Figure 1

The latest John Jameson
 whiskey print ads, seen in select subway cars near you, tell the story of a respectful, bearded man and his treasured whiskey. Typical of beer and alcohol advertisements, these ads establish “a pedagogy of youthful masculinity that does not passively teach male consumers about the qualities of their product so much as it encourages consumers to think of their product as essential to creating a stylish and desirable lifestyle” (Messener and Montez de Oca 2005). The focus of these ads is not John Jameson whisky’s distillation process, its ingredients or how it should be consumed; this campaign focuses on the established businessman, his reputation, admirable character and accomplishments.

The bearded man, presumably John Jameson himself (although the real Jameson did not sport a beard,) doesn’t, however, fall under “The Male Consumer as Loser” motif. This comes as a response to the chronotope in which it was published (1882). Just as beer and alcohol advertisements from the 1950s and 1960s involved happily married suburban couples in response to the postwar culture and ideals of the male bread winner and his housewife (1881); and later, the insecurities of deindustrialization and the declining value of wages created ads depicting leisure as lifestyle in 2002; one could argue that the recent recession and increasing power of women in Corporate America is what’s behind the established businessman. He is strong, adored and noble. He worked his way up from the bottom, has stayed true to his roots, and in his world, women are either whores or grandmas, no threat to the man. His character and lifestyle is created through a series of ads. The one I’ve chosen develops the man as strong, successful and with “Taste above all else”.
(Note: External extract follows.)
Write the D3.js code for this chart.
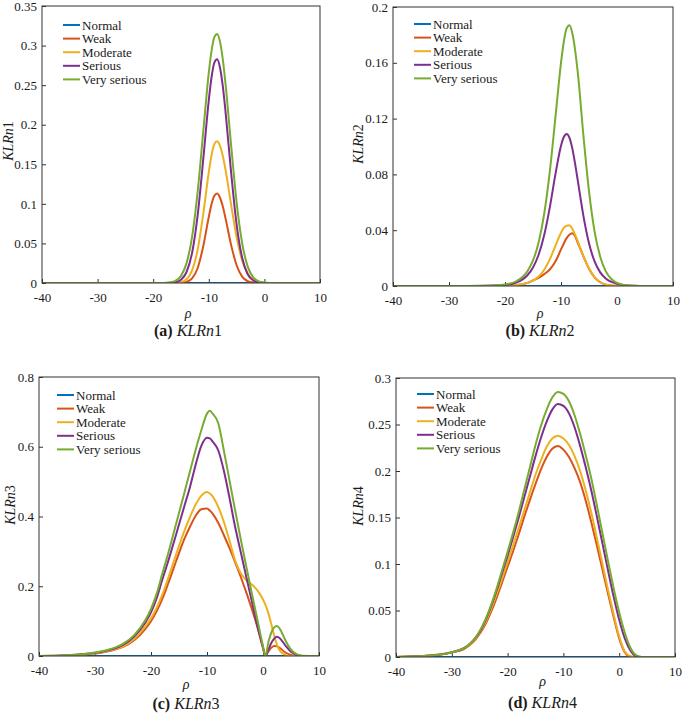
<!DOCTYPE html>
<html>
<head>
<meta charset="utf-8">
<script src="https://cdn.jsdelivr.net/npm/d3@7"></script>
<style>
  body { margin: 0; background: #fff; }
  svg { display: block; }
  text { font-family: "Liberation Serif", "Times New Roman", serif; fill: #1a1a1a; }
</style>
</head>
<body>
<div id="chart"></div>
<script>
// ── Series ──
const seriesNames = ["Normal", "Weak", "Moderate", "Serious", "Very serious"];
const seriesColors = ["#0072BD", "#D95319", "#EDB120", "#7E2F8E", "#77AC30"];

// Normal stays at zero everywhere
const normalRho = [-40, 10];
const normalVal = [0, 0];

const xTicks = [-40, -30, -20, -10, 0, 10];

// (a) KLRn1
const rhoA = [-40, -20, -18, -17, -16, -15, -14, -13, -12, -11, -10, -9.5, -9, -8.5, -8, -7.5, -7, -6, -5, -4, -3, -2, -1, 0, 1, 2, 4, 10];
const weakA = [0, 0, 0, 0, 0, 0.0002, 0.0013, 0.0057, 0.019, 0.0465, 0.0835, 0.0997, 0.1102, 0.113, 0.108, 0.0972, 0.082, 0.0485, 0.0224, 0.008, 0.0022, 0.0005, 0.0001, 0, 0, 0, 0, 0];
const moderateA = [0, 0, 0, 0, 0.0002, 0.0011, 0.0047, 0.0159, 0.0422, 0.0871, 0.1401, 0.1618, 0.1754, 0.179, 0.1735, 0.1611, 0.1434, 0.0995, 0.0581, 0.0285, 0.0118, 0.0041, 0.0012, 0.0003, 0, 0, 0, 0];
const seriousA = [0, 0, 0, 0.0002, 0.001, 0.0041, 0.0139, 0.0383, 0.0858, 0.1561, 0.2311, 0.2603, 0.2784, 0.2827, 0.2727, 0.2497, 0.2172, 0.1408, 0.0742, 0.0318, 0.0111, 0.0031, 0.0007, 0.0001, 0, 0, 0, 0];
const verySeriousA = [0, 0, 0.0001, 0.0007, 0.0027, 0.009, 0.0251, 0.0587, 0.1155, 0.1911, 0.2657, 0.2936, 0.3106, 0.3147, 0.3053, 0.2836, 0.2523, 0.1751, 0.1023, 0.0502, 0.0207, 0.0072, 0.0021, 0.0005, 0.0001, 0, 0, 0];
const yTicksA = [0, 0.05, 0.1, 0.15, 0.2, 0.25, 0.3, 0.35];

// (b) KLRn2
const rhoB = [-40, -30, -25, -22, -20, -18, -16, -15, -14, -13, -12, -11, -10, -9.5, -9, -8.5, -8, -7.5, -7, -6, -5, -4, -3, -2, -1, 0, 1, 2, 3, 5, 10];
const weakB = [0, 0, 0, 0, 0.0002, 0.0006, 0.0022, 0.004, 0.0058, 0.0085, 0.0118, 0.0175, 0.0262, 0.0305, 0.0343, 0.0368, 0.0378, 0.0358, 0.031, 0.0213, 0.0124, 0.0062, 0.0027, 0.001, 0.0004, 0.0001, 0, 0, 0, 0, 0];
const moderateB = [0, 0, 0, 0.0001, 0.0002, 0.0007, 0.0022, 0.0039, 0.0068, 0.0117, 0.0191, 0.0287, 0.0382, 0.0416, 0.0432, 0.0436, 0.041, 0.037, 0.032, 0.0215, 0.0125, 0.0063, 0.0027, 0.001, 0.0004, 0.0001, 0, 0, 0, 0, 0];
const seriousB = [0, 0, 0, 0.0003, 0.0008, 0.0025, 0.0077, 0.0133, 0.0224, 0.0365, 0.0564, 0.08, 0.1006, 0.1068, 0.109, 0.1064, 0.099, 0.0881, 0.0755, 0.0503, 0.0306, 0.0176, 0.0098, 0.0054, 0.0029, 0.0016, 0.0008, 0.0004, 0.0002, 0, 0];
const verySeriousB = [0, 0, 0.0001, 0.0004, 0.0011, 0.0034, 0.0106, 0.0183, 0.0312, 0.0518, 0.082, 0.1207, 0.16, 0.1751, 0.1846, 0.187, 0.1816, 0.1697, 0.1529, 0.108, 0.068, 0.039, 0.021, 0.0105, 0.005, 0.0022, 0.001, 0.0004, 0.0002, 0, 0];
const yTicksB = [0, 0.04, 0.08, 0.12, 0.16, 0.2];

// (c) KLRn3
const rhoC = [-40, -35, -30, -27, -25, -23, -21, -20, -19, -18, -17, -16, -15, -14, -13, -12, -11, -10, -9.5, -9, -8, -7, -6, -5, -4, -3, -2, -1, 0, 0.4, 1, 1.5, 2, 2.5, 3, 4, 5, 6, 7, 10];
const weakC = [0, 0.001, 0.007, 0.016, 0.026, 0.045, 0.078, 0.1, 0.128, 0.163, 0.205, 0.25, 0.295, 0.337, 0.372, 0.403, 0.421, 0.423, 0.417, 0.408, 0.382, 0.347, 0.31, 0.27, 0.228, 0.183, 0.135, 0.083, 0.022, 0, 0.014, 0.024, 0.029, 0.028, 0.023, 0.01, 0.003, 0, 0, 0];
const moderateC = [0, 0.001, 0.008, 0.017, 0.028, 0.049, 0.085, 0.108, 0.138, 0.175, 0.22, 0.268, 0.315, 0.36, 0.4, 0.435, 0.46, 0.47, 0.466, 0.458, 0.428, 0.385, 0.332, 0.275, 0.238, 0.218, 0.205, 0.188, 0.162, 0.148, 0.12, 0.09, 0.058, 0.032, 0.015, 0.003, 0, 0, 0, 0];
const seriousC = [0, 0.002, 0.009, 0.019, 0.032, 0.056, 0.096, 0.125, 0.165, 0.218, 0.268, 0.322, 0.377, 0.432, 0.487, 0.55, 0.603, 0.626, 0.624, 0.615, 0.59, 0.532, 0.455, 0.372, 0.3, 0.228, 0.157, 0.085, 0.025, 0, 0.02, 0.038, 0.05, 0.055, 0.051, 0.03, 0.012, 0.003, 0, 0];
const verySeriousC = [0, 0.002, 0.01, 0.021, 0.035, 0.06, 0.103, 0.135, 0.178, 0.235, 0.29, 0.35, 0.41, 0.47, 0.532, 0.593, 0.648, 0.695, 0.703, 0.695, 0.668, 0.59, 0.505, 0.42, 0.337, 0.258, 0.18, 0.104, 0.028, 0, 0.042, 0.068, 0.082, 0.086, 0.078, 0.045, 0.018, 0.005, 0.001, 0];
const yTicksC = [0, 0.2, 0.4, 0.6, 0.8];

// (d) KLRn4
const rhoD = [-40, -35, -30, -28, -27, -26, -25, -24, -23, -22, -21, -20, -19, -18, -17, -16, -15, -14, -13, -12, -11, -10, -9, -8, -7, -6, -5, -4, -3, -2, -1, 0, 1, 2, 3, 4, 10];
const weakD = [0, 0.001, 0.005, 0.008, 0.012, 0.017, 0.025, 0.035, 0.048, 0.063, 0.08, 0.097, 0.114, 0.132, 0.151, 0.169, 0.186, 0.202, 0.215, 0.224, 0.227, 0.223, 0.215, 0.203, 0.188, 0.168, 0.145, 0.12, 0.094, 0.068, 0.043, 0.02, 0.005, 0, 0, 0, 0];
const moderateD = [0, 0.001, 0.005, 0.009, 0.012, 0.018, 0.026, 0.037, 0.051, 0.067, 0.084, 0.102, 0.12, 0.139, 0.158, 0.177, 0.196, 0.212, 0.226, 0.235, 0.238, 0.235, 0.228, 0.216, 0.2, 0.179, 0.155, 0.128, 0.1, 0.072, 0.046, 0.022, 0.006, 0.001, 0, 0, 0];
const seriousD = [0, 0.001, 0.005, 0.009, 0.013, 0.019, 0.027, 0.039, 0.054, 0.071, 0.09, 0.109, 0.129, 0.15, 0.172, 0.194, 0.216, 0.236, 0.253, 0.266, 0.272, 0.27, 0.262, 0.247, 0.227, 0.204, 0.179, 0.151, 0.122, 0.093, 0.065, 0.04, 0.02, 0.007, 0.001, 0, 0];
const verySeriousD = [0, 0.001, 0.005, 0.009, 0.013, 0.019, 0.028, 0.04, 0.055, 0.073, 0.093, 0.113, 0.134, 0.156, 0.18, 0.204, 0.228, 0.249, 0.266, 0.279, 0.285, 0.283, 0.275, 0.26, 0.24, 0.217, 0.192, 0.163, 0.133, 0.103, 0.074, 0.048, 0.026, 0.01, 0.002, 0, 0];
const yTicksD = [0, 0.05, 0.1, 0.15, 0.2, 0.25, 0.3];

// ── Layout of the four panels ──
const panels = [
  { tag: "(a)", num: "1", rho: rhoA, vals: [weakA, moderateA, seriousA, verySeriousA], yMax: 0.35, yTicks: yTicksA,
    left: 42, right: 320, top: 6, bottom: 283, yLabX: 8, yLabY: 141, legX: 63, legY: 25, rhoY: 313, capY: 330 },
  { tag: "(b)", num: "2", rho: rhoB, vals: [weakB, moderateB, seriousB, verySeriousB], yMax: 0.2, yTicks: yTicksB,
    left: 393, right: 673, top: 7, bottom: 286, yLabX: 358, yLabY: 144, legX: 414, legY: 24, rhoY: 313, capY: 330 },
  { tag: "(c)", num: "3", rho: rhoC, vals: [weakC, moderateC, seriousC, verySeriousC], yMax: 0.8, yTicks: yTicksC,
    left: 39, right: 319, top: 377, bottom: 656, yLabX: 10, yLabY: 505, legX: 57, legY: 395, rhoY: 684, capY: 703 },
  { tag: "(d)", num: "4", rho: rhoD, vals: [weakD, moderateD, seriousD, verySeriousD], yMax: 0.3, yTicks: yTicksD,
    left: 396, right: 675, top: 378, bottom: 657, yLabX: 358, yLabY: 506, legX: 417, legY: 394, rhoY: 681, capY: 702 }
];

const serif = "Liberation Serif, Times New Roman, serif";

const svg = d3.select("#chart").append("svg")
  .attr("width", 685)
  .attr("height", 715)
  .attr("font-family", serif);

svg.append("rect").attr("width", 685).attr("height", 715).attr("fill", "#fff");

panels.forEach(function (p, pi) {
  const x = d3.scaleLinear().domain([-40, 10]).range([p.left, p.right]);
  const y = d3.scaleLinear().domain([0, p.yMax]).range([p.bottom, p.top]);
  const midX = (p.left + p.right) / 2;

  const clipId = "clip" + pi;
  svg.append("clipPath").attr("id", clipId)
    .append("rect")
    .attr("x", p.left).attr("y", p.top - 2)
    .attr("width", p.right - p.left).attr("height", p.bottom - p.top + 2);

  // ── Axes (ticks point inward, MATLAB style) ──
  const xAxis = svg.append("g")
    .attr("transform", `translate(0,${p.bottom})`)
    .call(d3.axisBottom(x).tickValues(xTicks).tickSizeInner(-4).tickSizeOuter(0).tickPadding(10)
      .tickFormat(d => String(d)));
  const yAxis = svg.append("g")
    .attr("transform", `translate(${p.left},0)`)
    .call(d3.axisLeft(y).tickValues(p.yTicks).tickSizeInner(-4).tickSizeOuter(0).tickPadding(5)
      .tickFormat(d => String(d)));
  [xAxis, yAxis].forEach(a => {
    a.attr("font-family", serif).attr("font-size", 13);
    a.select(".domain").remove();
    a.selectAll(".tick line").attr("stroke", "#333");
    a.selectAll(".tick text").attr("fill", "#1a1a1a");
  });

  // ── Lines ──
  const line = d3.line()
    .x(d => x(d[0]))
    .y(d => y(d[1]))
    .curve(d3.curveMonotoneX);

  const linesG = svg.append("g").attr("clip-path", `url(#${clipId})`);
  linesG.append("path")
    .datum(normalRho.map((r, i) => [r, normalVal[i]]))
    .attr("d", line)
    .attr("fill", "none")
    .attr("stroke", seriesColors[0])
    .attr("stroke-width", 2);
  p.vals.forEach(function (vals, si) {
    linesG.append("path")
      .datum(p.rho.map((r, i) => [r, vals[i]]))
      .attr("d", line)
      .attr("fill", "none")
      .attr("stroke", seriesColors[si + 1])
      .attr("stroke-width", 2)
      .attr("stroke-linejoin", "round");
  });

  // Box
  svg.append("rect")
    .attr("x", p.left).attr("y", p.top)
    .attr("width", p.right - p.left).attr("height", p.bottom - p.top)
    .attr("fill", "none").attr("stroke", "#333").attr("stroke-width", 1);

  // ── Legend ──
  const leg = svg.append("g");
  seriesNames.forEach(function (name, i) {
    const ly = p.legY + i * 13.6;
    leg.append("line")
      .attr("x1", p.legX).attr("x2", p.legX + 17)
      .attr("y1", ly).attr("y2", ly)
      .attr("stroke", seriesColors[i]).attr("stroke-width", 2);
    leg.append("text")
      .attr("x", p.legX + 19).attr("y", ly)
      .attr("dy", "0.35em")
      .attr("font-size", "13px")
      .text(name);
  });

  // ── Axis labels ──
  const yl = svg.append("text")
    .attr("transform", `translate(${p.yLabX},${p.yLabY}) rotate(-90)`)
    .attr("text-anchor", "middle")
    .attr("dy", "0.35em")
    .attr("font-size", "14px");
  yl.append("tspan").attr("font-style", "italic").text("KLRn");
  yl.append("tspan").text(p.num);

  svg.append("text")
    .attr("x", midX + 7).attr("y", p.rhoY)
    .attr("dy", "0.35em")
    .attr("text-anchor", "middle")
    .attr("font-size", "14px")
    .attr("font-style", "italic")
    .text("ρ");

  // Caption under each panel
  const cap = svg.append("text")
    .attr("x", midX + 7).attr("y", p.capY)
    .attr("dy", "0.35em")
    .attr("text-anchor", "middle")
    .attr("font-size", "16px");
  cap.append("tspan").attr("font-weight", "bold").text(p.tag + " ");
  cap.append("tspan").attr("font-style", "italic").text("KLRn");
  cap.append("tspan").text(p.num);
});
</script>
</body>
</html>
In this ad, Jameson arm-wrestles over 57 men, beating every one of them. Behind his strength is the urgency to protect his life’s work, his secret distillation process. It’s an honorable cause to the violent outbreak. Further, he and his opponents are in a warehouse full of a couple dozen barrels of Jameson’s whiskey. It might be his distillery or the back room of a storefront. In any case, one knows his whiskey is in high demand and therefore, business is going well. We can see the conviction in John’s eyes. None of the men will beat him, but they can sure try. He wears a vest, well-groomed hair and his signature beard, all signs of his high status and that he is a gentleman. Meanwhile, the next man on line is shirtless with suspenders and another hides his huge belly behind a butcher’s apron – both signal that the men are part of the working class. But Jameson’s whiskey business is so successful, that his rivals include pompous, top-hats too. Last, the one similarity between this alcohol ad from 2013 and the ones from 2002 is the presence of a “hot chick,” or in this case, possibly a whore. The only woman in this scene is sitting at the front of the line, next to all of the action, maybe waiting to depart with the victor. The sleeve of her dress is strategically slipping off her shoulder, just enough to lead curious eyes to her bosom. With greasy, tangled hair, a fist in the air and knees apart, she’s garish, not quite the corset-ridden lady we expect. She may not be ideally beautiful in the way previous hot chicks have been, but she is readily available and on a mission to please.

Through these images, the Irish whiskey company tells consumers that they need not fear failure in a down economy. Contrary to the leisure lifestyle, the established businessman tells them they should have moral character and work hard to get ahead because that’s what strong men do. In addition, considering where these ads were placed, on NYC trains, we can assume its target audience are men and boys traveling to work or school, the cities working and middle class, presumably those hard-hit by the down economy and socioeconomic climb of women.